Thursday, April 27, 2017

Mini-reviews: Girl in Disguise and By Any Name

Kate Warne is a unique woman, so she seeks a unique career. She is not content to be a governess or seamstress; instead, she applies to be a Pinkerton detective. Her boss is initially hesitant, but he decides to give her a try. Once she shows what she can do, she becomes a vital part of the Pinkerton team as she can go places and hear things that her male colleagues cannot. Based on the cases of the first female Pinkerton detective, Girl in Disguise follow Kate as she runs right into danger discovering thieves, working as a spy, and maybe even saving the president.

It's great fun to follow Kate from case to case and witness her defy the expectations of her co-workers. Unfortunately, you never quite feel like you know Kate the person. I don't think this is Mcallister's fault though; she writes in the notes that none of Kate's personal records survived. It must be difficult to bring a character to life based on some brief case notes that other people wrote. Even if our protagonist never quite comes off the page, I would still recommend this one as a way to learn a little about an incredible woman who was the first in her field.

Girl in Disguise
By Greer Macallister
Sourcebooks Landmark March 2017
308 pages
Read via Netgalley

Rida's daughters have spent a lifetime trying to understand their strong and enigmatic mother. She met their father Spencer at a dance for officers during WWII, where she was spotted wearing four engagement rings. But Rida leaves all of those men to marry Spencer and spend a lifetime defying the conventions of Spencer's wealthy and ordered family. Rida's daughters know that their time with their elderly mother is short, and they are comparing notes about what they know of their mom.

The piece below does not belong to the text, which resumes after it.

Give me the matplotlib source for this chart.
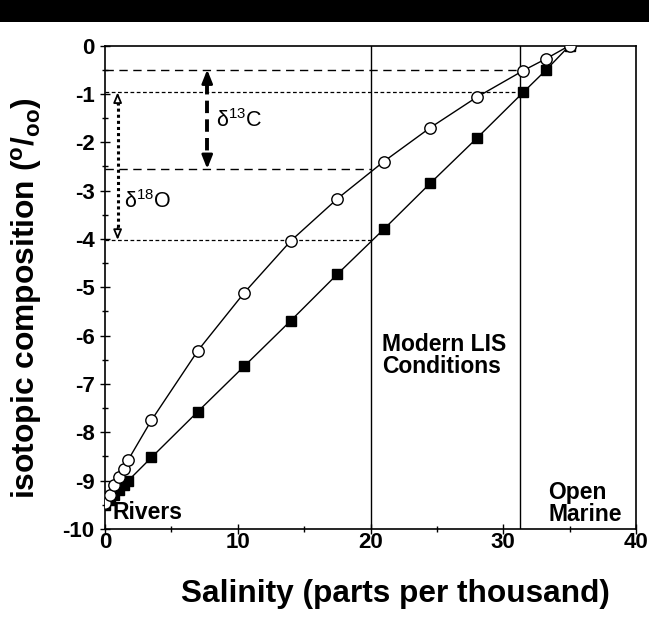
import matplotlib
matplotlib.use("Agg")
import matplotlib.pyplot as plt
from matplotlib.patches import Rectangle
from matplotlib.ticker import MultipleLocator

plt.rcParams['font.family'] = ['Liberation Sans', 'DejaVu Sans']
plt.rcParams['mathtext.fontset'] = 'custom'
plt.rcParams['mathtext.rm'] = 'Liberation Sans'
plt.rcParams['mathtext.bf'] = 'Liberation Sans:bold'
plt.rcParams['mathtext.it'] = 'Liberation Sans:italic'
plt.rcParams['axes.unicode_minus'] = False

# ---- data ----
salinity = [0, 0.35, 0.7, 1.05, 1.4, 1.75, 3.5, 7, 10.5, 14, 17.5, 21, 24.5, 28, 31.5, 33.25, 35]
d13c = [-9.47, -9.3, -9.1, -8.93, -8.75, -8.57, -7.75, -6.31, -5.11, -4.04, -3.17, -2.4, -1.7, -1.07, -0.52, -0.27, 0.0]
d18o = [-9.5, -9.4, -9.3, -9.2, -9.1, -9.0, -8.52, -7.57, -6.63, -5.69, -4.73, -3.8, -2.85, -1.92, -0.97, -0.5, 0.0]

modern_lis_x = 20
open_marine_x = 31.25
c_range = (-0.5, -2.55)     # delta13C range
o_range = (-0.97, -4.02)    # delta18O range
c_arrow_x = 7.7
o_arrow_x = 0.95

xticks = [0, 10, 20, 30, 40]
yticks = [0, -1, -2, -3, -4, -5, -6, -7, -8, -9, -10]

W, H = 649, 618
fig = plt.figure(figsize=(W / 100, H / 100), dpi=100)
fig.add_artist(Rectangle((0, 1 - 22 / H), 1, 22 / H, transform=fig.transFigure,
                         facecolor='black', edgecolor='none'))
ax = fig.add_axes([105 / W, 1 - 529 / H, 531 / W, 483.5 / H])

# reference lines
ax.axvline(modern_lis_x, color='black', lw=1.0)
ax.axvline(open_marine_x, color='black', lw=1.0)
ax.plot([0, 31.5], [c_range[0]] * 2, color='black', lw=1.0, ls=(0, (6, 4)))
ax.plot([0, modern_lis_x], [c_range[1]] * 2, color='black', lw=1.0, ls=(0, (6, 4)))
ax.plot([0, 31.5], [o_range[0]] * 2, color='black', lw=0.9, ls=(0, (3, 2)))
ax.plot([0, modern_lis_x], [o_range[1]] * 2, color='black', lw=0.9, ls=(0, (3, 2)))

# data series
ax.plot(salinity, d18o, color='black', lw=1.0, marker='s', ms=6.8,
        mfc='black', mec='black', zorder=3)
ax.plot(salinity, d13c, color='black', lw=1.0, marker='o', ms=8.2,
        mfc='white', mec='black', mew=1.0, zorder=4)

# delta13C arrow (heavy dashed)
ax.plot([c_arrow_x] * 2, [c_range[0] - 0.25, c_range[1] + 0.25], color='black',
        lw=2.8, ls=(0, (3.2, 1.6)))
for y0, y1 in [(c_range[0] - 0.3, c_range[0]), (c_range[1] + 0.3, c_range[1])]:
    ax.annotate('', xy=(c_arrow_x, y1), xytext=(c_arrow_x, y0),
                arrowprops=dict(arrowstyle='-|>,head_length=0.8,head_width=0.32',
                                color='black', lw=2.0, shrinkA=0, shrinkB=0))
# delta18O arrow (dotted, open heads)
ax.plot([o_arrow_x] * 2, [o_range[0] - 0.2, o_range[1] + 0.2], color='black',
        lw=2.2, ls=(0, (1, 1)))
for y0, y1 in [(o_range[0] - 0.25, o_range[0]), (o_range[1] + 0.25, o_range[1])]:
    ax.annotate('', xy=(o_arrow_x, y1), xytext=(o_arrow_x, y0),
                arrowprops=dict(arrowstyle='-|>,head_length=0.6,head_width=0.25',
                                ec='black', fc='white', lw=1.3, shrinkA=0, shrinkB=0))

ax.text(8.38, -1.68, 'δ$^{13}$C', fontsize=15.5, va='baseline', ha='left')
ax.text(1.4, -3.36, 'δ$^{18}$O', fontsize=15.5, va='baseline', ha='left')

tfs = 16.5
ax.text(20.9, -6.31, 'Modern LIS', fontsize=tfs, fontweight='bold', va='baseline', ha='left')
ax.text(20.9, -6.78, 'Conditions', fontsize=tfs, fontweight='bold', va='baseline', ha='left')
ax.text(33.4, -9.37, 'Open', fontsize=tfs, fontweight='bold', va='baseline', ha='left')
ax.text(33.4, -9.83, 'Marine', fontsize=tfs, fontweight='bold', va='baseline', ha='left')
ax.text(0.55, -9.80, 'Rivers', fontsize=tfs, fontweight='bold', va='baseline', ha='left')

ax.set_xlim(0, 40)
ax.set_ylim(-10, 0)
ax.set_xticks(xticks)
ax.set_yticks(yticks)
ax.xaxis.set_minor_locator(MultipleLocator(5))
ax.yaxis.set_minor_locator(MultipleLocator(0.5))
ax.tick_params(which='both', direction='inout', width=1.0, top=False, right=False)
ax.tick_params(which='major', length=7)
ax.tick_params(which='minor', length=5)
ax.tick_params(axis='x', pad=-1)
ax.tick_params(axis='y', pad=4)
for lab in ax.get_xticklabels() + ax.get_yticklabels():
    lab.set_fontweight('bold')
    lab.set_fontsize(16)
for s in ax.spines.values():
    s.set_linewidth(1.2)

# axis titles, sized to the reference extents
ylab = fig.text(27 / W, 1 - 298 / H,
                r'isotopic composition ($^{\mathbf{o}}$/$_{\mathbf{oo}}$)',
                fontsize=18, fontweight='bold', rotation=90, ha='center', va='center')
xlab = fig.text(395.5 / W, 1 - 594 / H, 'Salinity (parts per thousand)', fontsize=21,
                fontweight='bold', ha='center', va='center')
r = fig.canvas.get_renderer()
for t, target, dim in [(ylab, 402, 'h'), (xlab, 429, 'w')]:
    bb = t.get_window_extent(r)
    cur = bb.height if dim == 'h' else bb.width
    t.set_fontsize(t.get_fontsize() * target / cur)

fig.savefig('out.png', dpi=100)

Like many young people in the 1990s, I loved reading Cynthia Voight's Homecoming series. She excels at writing about the bonds of family and the ways that people both encourage and disappoint their loved ones. So I was excited to see that she had written a novel for adults. This isn't my favorite of her books, but it is a clear-eyed look at the bravery and cost of being an independent woman during the 20th century. Rida is a woman who approaches her marriage or her children with her own rules and expectations and she certainly doesn't let societal norms of the day keep her from becoming a successful landlord before it was acceptable for women to do so.  By Any Name is a great read for anyone who has loved her books before and a perfect introduction to her writing for the reader who is encountering her for the first time.

By Any Name
By Cynthia Voight
Diversion Publishing April 2017
270 pages
Read via Netgalley


  1. Both of these novels sound terrific. Since Girl in Disguise is historical fiction, I wonder why Kate wasn't developed in more depth? It seems that would've enhanced the story. Was the author trying not to wander too far from known facts?

    1. Maybe. I feel like it's one of those books that is more driven by plot, since the author wanted to cover several of Kate's assignments.

  2. Girl in Disguise has been on my to-read list for awhile, because I enjoyed the author's first book, but I haven't picked it up yet. I'm glad to hear it was good!